DIRECTION: Copy out each line exactly; pictures stay out of the copy.

PROVIDED DATA:
>> start
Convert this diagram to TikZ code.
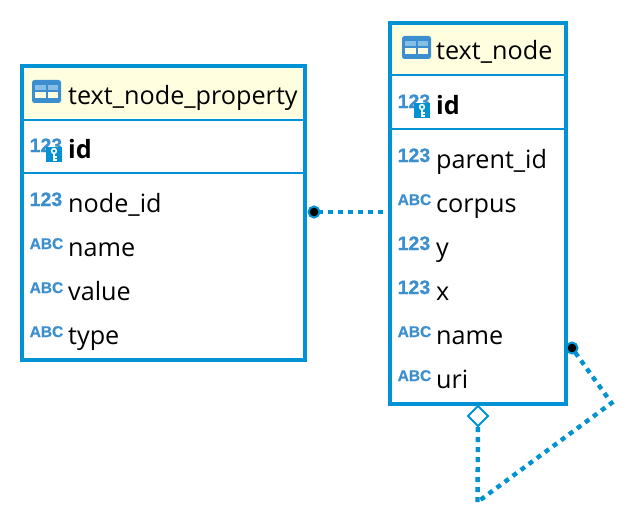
\documentclass[tikz,border=0pt]{standalone}
\usepackage{fontspec}
\usetikzlibrary{shapes.geometric}
\setmainfont{Open Sans}
\newfontfamily\iconfont{Liberation Sans}[UprightFont=* Bold,FakeBold=0.6]
\definecolor{erblue}{HTML}{0092D2}
\definecolor{icoblue}{HTML}{3C8FCE}
\definecolor{headfill}{HTML}{FFFFE0}
\definecolor{celllight}{HTML}{85BFE8}
\tikzset{
  x=1pt,y=-1pt,
  tablebox/.style={draw=erblue,line width=4pt,fill=white,inner sep=0pt,outer sep=0pt,rectangle,anchor=north west},
  sepline/.style={draw=erblue,line width=2pt},
  label/.style={anchor=base west,inner sep=0pt,font=\fontsize{25.2}{26}\selectfont,text=black},
  boldlabel/.style={label,font=\fontsize{25.2}{26}\selectfont\bfseries},
  numicon/.style={anchor=base west,inner sep=0pt,text=icoblue,font=\iconfont\fontsize{19.5}{20}\selectfont},
  abcicon/.style={anchor=base west,inner sep=0pt,text=icoblue,font=\iconfont\fontsize{15.5}{17}\selectfont},
  rel/.style={draw=erblue,line width=4.4pt,dash pattern=on 5pt off 5pt},
  dotend/.style={circle,fill=black,draw=erblue,line width=2pt,minimum size=11pt,inner sep=0pt,outer sep=0pt},
  diamondend/.style={diamond,aspect=1,fill=white,draw=erblue,line width=2pt,minimum size=20pt,inner sep=0pt,outer sep=0pt}
}
\newcommand{\tableicon}[2]{%
  \begin{scope}[shift={(#1,#2)}]
    \fill[icoblue,rounded corners=2.5pt] (0,0) rectangle (29,23);
    \fill[celllight] (3,5) rectangle (13.5,10.5);
    \fill[celllight] (15.5,5) rectangle (26,10.5);
    \fill[headfill] (3,12.5) rectangle (13.5,18);
    \fill[headfill] (15.5,12.5) rectangle (26,18);
  \end{scope}}
\newcommand{\keyicon}[2]{%
  \begin{scope}[shift={(#1,#2)}]
    \fill[erblue] (0,0) rectangle (16,15);
    \draw[white,line width=1.5pt] (8,4) circle (2.4);
    \draw[white,line width=2pt] (8,6.5) -- (8,14);
    \draw[white,line width=1.3pt] (8,10) -- (11,10) (8,13) -- (11,13);
  \end{scope}}
\begin{document}
\begin{tikzpicture}
\useasboundingbox (0,0) rectangle (636,524);
\fill[white] (0,0) rectangle (636,524);

% left table
\node[tablebox,minimum width=283pt,minimum height=293pt] (lt) at (22,66.5) {};
\fill[headfill] (24,68.5) rectangle (303,118);
\draw[sepline] (24,119.5) -- (303,119.5);
\draw[sepline] (24,173) -- (303,173);
\tableicon{32}{80}
\node[label] (lt0) at (68,105) {text\_node\_property};
\node[numicon] (lti1) at (29.5,152) {123};
\keyicon{46}{147}
\node[boldlabel] (lt1) at (68,158) {id};
\node[numicon] (lti2) at (29.5,206) {123};
\node[label] (lt2) at (68,212) {node\_id};
\node[abcicon] (lti3) at (29.5,249) {ABC};
\node[label] (lt3) at (68,256) {name};
\node[abcicon] (lti4) at (29.5,293) {ABC};
\node[label] (lt4) at (68,300) {value};
\node[abcicon] (lti5) at (29.5,337) {ABC};
\node[label] (lt5) at (68,344) {type};

% right table
\node[tablebox,minimum width=176pt,minimum height=381pt] (rt) at (390,23) {};
\fill[headfill] (392,25) rectangle (564,74);
\draw[sepline] (392,75) -- (564,75);
\draw[sepline] (392,129) -- (564,129);
\tableicon{402}{36}
\node[label] (rt0) at (436,60) {text\_node};
\node[numicon] (rti1) at (397.5,108) {123};
\keyicon{414}{103}
\node[boldlabel] (rt1) at (436,114) {id};
\node[numicon] (rti2) at (397.5,162) {123};
\node[label] (rt2) at (436,168) {parent\_id};
\node[abcicon] (rti3) at (397.5,205) {ABC};
\node[label] (rt3) at (436,212) {corpus};
\node[numicon] (rti4) at (397.5,250) {123};
\node[label] (rt4) at (436,256) {y};
\node[numicon] (rti5) at (397.5,294) {123};
\node[label] (rt5) at (436,300) {x};
\node[abcicon] (rti6) at (397.5,337) {ABC};
\node[label] (rt6) at (436,344) {name};
\node[abcicon] (rti7) at (397.5,381) {ABC};
\node[label] (rt7) at (436,388) {uri};

% connectors
\coordinate (rtin) at (388,212);
\coordinate (corner) at (611.5,403);
\coordinate (bottom) at (477.5,502);
\node[dotend] (d1) at (314,212) {};
\node[dotend] (d2) at (572,348) {};
\node[diamondend] (dm) at (478,416) {};
\draw[rel,dash phase=1.5] (d1) -- (rtin);
\draw[rel] (d2) -- (corner) -- (bottom);
\draw[rel] (bottom) -- (dm);
\end{tikzpicture}
\end{document}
>> end
TASK RESULT:
Convert this diagram to TikZ code.
\documentclass[tikz,border=0pt]{standalone}
\usepackage{fontspec}
\usetikzlibrary{shapes.geometric}
\setmainfont{Open Sans}
\newfontfamily\iconfont{Liberation Sans}[UprightFont=* Bold,FakeBold=0.6]
\definecolor{erblue}{HTML}{0092D2}
\definecolor{icoblue}{HTML}{3C8FCE}
\definecolor{headfill}{HTML}{FFFFE0}
\definecolor{celllight}{HTML}{85BFE8}
\tikzset{
  x=1pt,y=-1pt,
  tablebox/.style={draw=erblue,line width=4pt,fill=white,inner sep=0pt,outer sep=0pt,rectangle,anchor=north west},
  sepline/.style={draw=erblue,line width=2pt},
  label/.style={anchor=base west,inner sep=0pt,font=\fontsize{25.2}{26}\selectfont,text=black},
  boldlabel/.style={label,font=\fontsize{25.2}{26}\selectfont\bfseries},
  numicon/.style={anchor=base west,inner sep=0pt,text=icoblue,font=\iconfont\fontsize{19.5}{20}\selectfont},
  abcicon/.style={anchor=base west,inner sep=0pt,text=icoblue,font=\iconfont\fontsize{15.5}{17}\selectfont},
  rel/.style={draw=erblue,line width=4.4pt,dash pattern=on 5pt off 5pt},
  dotend/.style={circle,fill=black,draw=erblue,line width=2pt,minimum size=11pt,inner sep=0pt,outer sep=0pt},
  diamondend/.style={diamond,aspect=1,fill=white,draw=erblue,line width=2pt,minimum size=20pt,inner sep=0pt,outer sep=0pt}
}
\newcommand{\tableicon}[2]{%
  \begin{scope}[shift={(#1,#2)}]
    \fill[icoblue,rounded corners=2.5pt] (0,0) rectangle (29,23);
    \fill[celllight] (3,5) rectangle (13.5,10.5);
    \fill[celllight] (15.5,5) rectangle (26,10.5);
    \fill[headfill] (3,12.5) rectangle (13.5,18);
    \fill[headfill] (15.5,12.5) rectangle (26,18);
  \end{scope}}
\newcommand{\keyicon}[2]{%
  \begin{scope}[shift={(#1,#2)}]
    \fill[erblue] (0,0) rectangle (16,15);
    \draw[white,line width=1.5pt] (8,4) circle (2.4);
    \draw[white,line width=2pt] (8,6.5) -- (8,14);
    \draw[white,line width=1.3pt] (8,10) -- (11,10) (8,13) -- (11,13);
  \end{scope}}
\begin{document}
\begin{tikzpicture}
\useasboundingbox (0,0) rectangle (636,524);
\fill[white] (0,0) rectangle (636,524);

% left table
\node[tablebox,minimum width=283pt,minimum height=293pt] (lt) at (22,66.5) {};
\fill[headfill] (24,68.5) rectangle (303,118);
\draw[sepline] (24,119.5) -- (303,119.5);
\draw[sepline] (24,173) -- (303,173);
\tableicon{32}{80}
\node[label] (lt0) at (68,105) {text\_node\_property};
\node[numicon] (lti1) at (29.5,152) {123};
\keyicon{46}{147}
\node[boldlabel] (lt1) at (68,158) {id};
\node[numicon] (lti2) at (29.5,206) {123};
\node[label] (lt2) at (68,212) {node\_id};
\node[abcicon] (lti3) at (29.5,249) {ABC};
\node[label] (lt3) at (68,256) {name};
\node[abcicon] (lti4) at (29.5,293) {ABC};
\node[label] (lt4) at (68,300) {value};
\node[abcicon] (lti5) at (29.5,337) {ABC};
\node[label] (lt5) at (68,344) {type};

% right table
\node[tablebox,minimum width=176pt,minimum height=381pt] (rt) at (390,23) {};
\fill[headfill] (392,25) rectangle (564,74);
\draw[sepline] (392,75) -- (564,75);
\draw[sepline] (392,129) -- (564,129);
\tableicon{402}{36}
\node[label] (rt0) at (436,60) {text\_node};
\node[numicon] (rti1) at (397.5,108) {123};
\keyicon{414}{103}
\node[boldlabel] (rt1) at (436,114) {id};
\node[numicon] (rti2) at (397.5,162) {123};
\node[label] (rt2) at (436,168) {parent\_id};
\node[abcicon] (rti3) at (397.5,205) {ABC};
\node[label] (rt3) at (436,212) {corpus};
\node[numicon] (rti4) at (397.5,250) {123};
\node[label] (rt4) at (436,256) {y};
\node[numicon] (rti5) at (397.5,294) {123};
\node[label] (rt5) at (436,300) {x};
\node[abcicon] (rti6) at (397.5,337) {ABC};
\node[label] (rt6) at (436,344) {name};
\node[abcicon] (rti7) at (397.5,381) {ABC};
\node[label] (rt7) at (436,388) {uri};

% connectors
\coordinate (rtin) at (388,212);
\coordinate (corner) at (611.5,403);
\coordinate (bottom) at (477.5,502);
\node[dotend] (d1) at (314,212) {};
\node[dotend] (d2) at (572,348) {};
\node[diamondend] (dm) at (478,416) {};
\draw[rel,dash phase=1.5] (d1) -- (rtin);
\draw[rel] (d2) -- (corner) -- (bottom);
\draw[rel] (bottom) -- (dm);
\end{tikzpicture}
\end{document}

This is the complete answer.